KATEY: Were you as moved by the opening 10 minutes as people familiar with the franchise were? I kind of get weepy every time I see it.

MACK: No. I thought it was a very well done, very smart introduction that made me view the older Captain Kirk as a hero, but it wasn't the main thing I took away from the movie nor the most invested I was at any point.

KATEY: It's funny to realize that when Chris Hemsworth was cast as Thor, we wrote the headline "Captain Kirk's Dad Cast As Thor." [Ed. note: OK, close enough] He's come so far!

MACK: I know. I was shocked to see him and wondering why he would take such a small role. Then I realized this was a big role in his eyes at the time.

KATEY: It was-- and he sells it really well in that short period. When it got so emotional like that so early, did it sell you on the idea this might be sci-fi you could invest in?

MACK: Yes. It sold me on the idea that this was a sci-fi movie for everyone and that an honest attempt was being made to reach out to people like me.

KATEY: See Mack? J.J. Abrams really cares about you!

MACK: Besties.
MACK'S BURNING QUESTIONS

Is Nero a regular character in the Star Trek Universe, or are he and his planet totally new inventions?
The Romulans are a race that has existed since the first Star Trek series, and have always been either antagonists or vaguely unfriendly to Starfleet-- there's a joke in Wrath of Khan about Kirk acquiring some Romulan ale, which is banned because of trade embargo. Nero, on the other hand, is a total invention for this movie.

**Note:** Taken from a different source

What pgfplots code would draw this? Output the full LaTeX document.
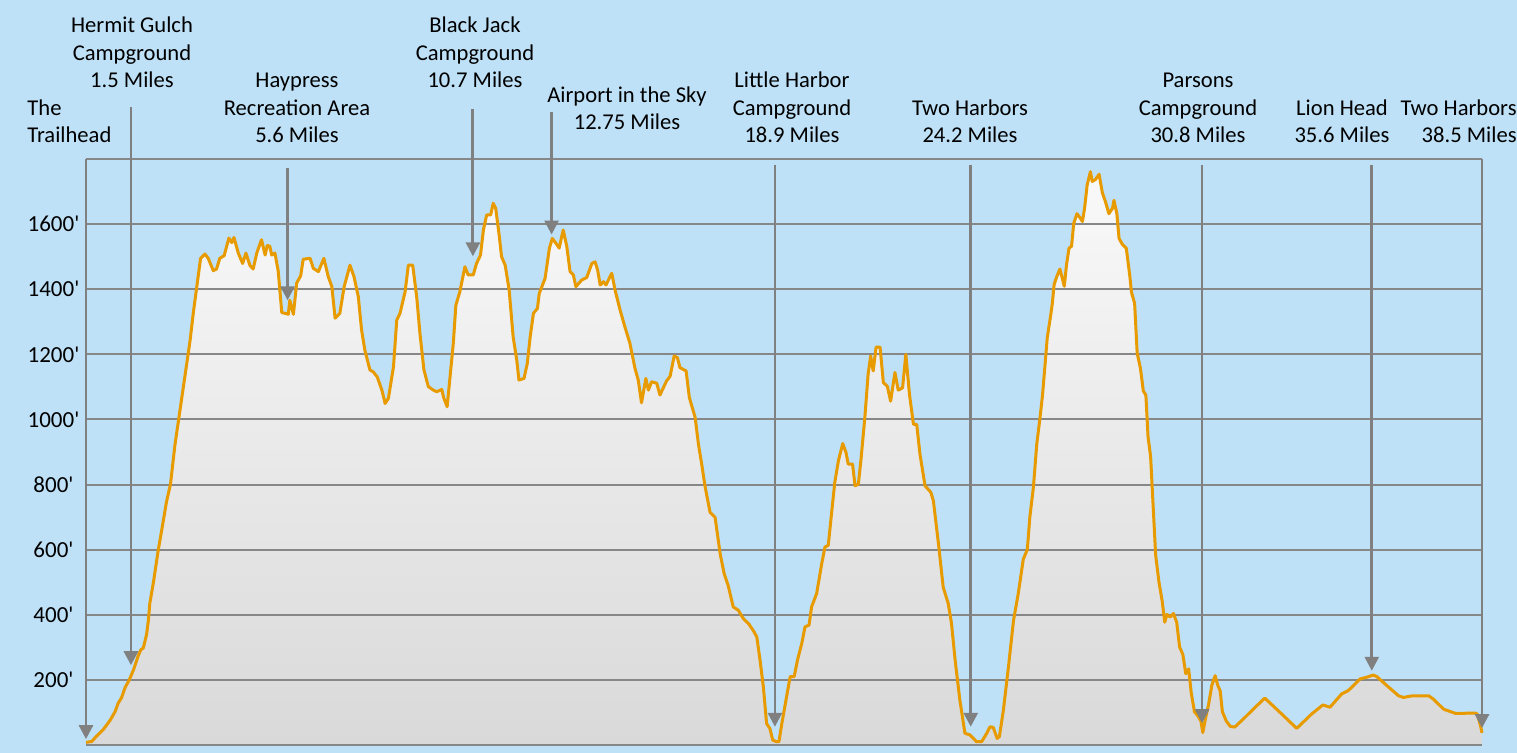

I now understand the origin of the phrase "Beam Me Up, Scotty." Is that mostly what Scotty does in the other movies, or does he also solve crazy science problems like he does here?
There's definitely more of an emphasis on seat-of-your-pants problem-solving in this movie, but Scotty was the go-to guy for anything in engineering, which also included his other famous catchphrase, "I'm giving it all she's got, Captain!" (You see that in the big final scene where they shoot out the missiles to avoid going into the black hole). Any time when Kirk wants to do something weird that involves the way the ship is built, he uses Scotty, and Scotty is usually a good conspirator the way he is here.

Going into this movie, I was under the impression that the female characters in Star Trek were sort of there to look pretty. I'm not sure where I picked that up, but over the years, that's the viewpoint people gave me. After seeing this movie, I wouldn't say that at all. Uhura might not be Captain Kirk, but she has clear and necessary skills. Is that something this film changed, or was the impression I had going into this movie completely wrong?
Uhura always had clear and necessary skills, and her role on the Enterprise-- as the translator of languages and communications from other ships-- is the same as in the original series. She didn't always have a ton to do in the original movies, at least not as much as the central trio of Kirk and Spock and Bones, but she was definitely as important as Chekov and Sulu. And she's actually a major part of Star Trek's role in history-- she and Kirk shared one of TV's first interracial kisses.

The original ideals of Star Trek were very much about imagining a better future, so that there was a lot more racial and ethnic diversity on board the Enterprise than anywhere else on television, and also that women were a bit more equals than elsewhere in the 60s. That's one of the ideals that a lot of Trek fans miss from the new movie as well, for what it's worth.